On Tue, Oct 20, 2009 at 7:55 AM, Callan Barrett <wizzomafizzo at gmail.com>wrote:

> On Tue, Oct 20, 2009 at 12:17 PM, Laszlo Papp <djszapi at archlinux.us>
> wrote:
> > I started aurman project as a simple frontend for AUR, then I realised
> the
> > new idea later for it to be able to be a backend, api, frontend too.
>
> I see where you're coming from but I still think you should start at
> the backend.
>
>
I'm working on the backend, api now.


> > I needn't to rewrite everything in the client, because I tried/try to
> write
> > the code in portable way, just see the json api interface, It's available
> > from C too, with the same output that the frondend parses(I maintain the
> > jsonapi-c in AUR too). You could see from me patch with json-interface
> > related thingds, because of this. Tell the truth mysql api in C is good
> > enough to get the data from the AUR database, and giving back json
> interface
> > related output.
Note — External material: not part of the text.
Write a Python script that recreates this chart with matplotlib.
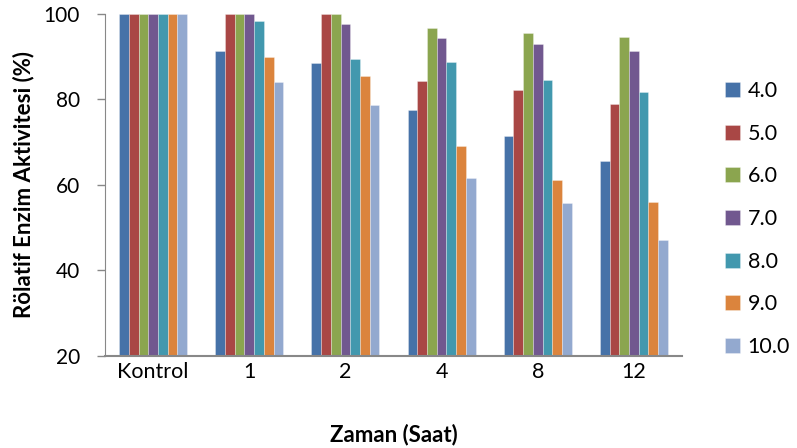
import matplotlib
matplotlib.use("Agg")
import matplotlib.pyplot as plt
import numpy as np

categories = ["Kontrol", "1", "2", "4", "8", "12"]
series_labels = ["4.0", "5.0", "6.0", "7.0", "8.0", "9.0", "10.0"]
ph_4 = [100, 91.3, 88.5, 77.5, 71.5, 65.7]
ph_5 = [100, 100, 100, 84.4, 82.2, 79.0]
ph_6 = [100, 100, 100, 96.7, 95.5, 94.6]
ph_7 = [100, 100, 97.7, 94.3, 93.0, 91.3]
ph_8 = [100, 98.4, 89.5, 88.7, 84.6, 81.8]
ph_9 = [100, 89.9, 85.5, 69.2, 61.2, 56.0]
ph_10 = [100, 84.1, 78.6, 61.6, 55.8, 47.1]
series = [ph_4, ph_5, ph_6, ph_7, ph_8, ph_9, ph_10]
colors = ["#4672A8", "#A94745", "#8BA54F", "#71588F", "#4298AE", "#DB843D", "#93A9CF"]

plt.rcParams['font.family'] = ['Lato', 'DejaVu Sans']

fig = plt.figure(figsize=(7.97, 4.48), dpi=100)
ax = fig.add_axes([105/797, 92/448, (682-105)/797, (356-14)/448])

n = len(series)
x = np.arange(len(categories))
group_w = 0.707
bw = group_w / n
for i, (vals, lab, c) in enumerate(zip(series, series_labels, colors)):
    ax.bar(x - group_w/2 + bw*(i+0.5), vals, width=bw, color=c, label=lab,
           edgecolor=(1, 1, 1, 0.35), linewidth=0.6)

ax.set_ylim(20, 100)
ax.set_xlim(-0.5, len(categories)-0.5)
ax.set_yticks([20, 40, 60, 80, 100])
ax.set_xticks(x)
ax.set_xticklabels(categories)
ax.tick_params(axis='y', labelsize=15, length=6, color="#888888", width=1, pad=12)
ax.tick_params(axis='x', labelsize=15.5, length=0, pad=4)
for s in ["top", "right"]:
    ax.spines[s].set_visible(False)
ax.spines["left"].set_color("#888888")
ax.spines["bottom"].set_color("#888888")
ax.spines["bottom"].set_linewidth(1.5)
ax.set_ylabel("Rölatif Enzim Aktivitesi (%)", fontsize=16, fontweight="bold")
ax.set_xlabel("Zaman (Saat)", fontsize=16, fontweight="bold")
ax.yaxis.label.set_va("center")
ax.xaxis.label.set_va("center")
ax.yaxis.set_label_coords((24-105)/577, 0.5)
ax.xaxis.set_label_coords(0.5, (356-435)/342)

handles, labels = ax.get_legend_handles_labels()
fig.legend(handles, labels, loc="center left", bbox_to_anchor=(725/797, 1-219/448),
           frameon=False, fontsize=15.5, labelspacing=1.05, handlelength=0.7,
           handleheight=0.7, handletextpad=0.35, borderpad=0, borderaxespad=0)

fig.savefig("out.png", dpi=100)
Summary: it's absolutely not a wasted work, nevertheless
> I
> > got some internal operations from AUR, and it's cool to get such an
> > experience too :)
>
> It's just that the JSON interface is likely to change in an overhaul
> and if your application is written correctly interfacing with the AUR
> this way should be the biggest part of it. I'm not sure I get how this
> is work not lost.
>
>
I've never said it's a small work with few C source lines so I agree with
you in this regard, but my implementations until now it's useful and will be
used, so it's not a big work losing, I just need to conitnue with the api,
backend implementation and I'm working on it.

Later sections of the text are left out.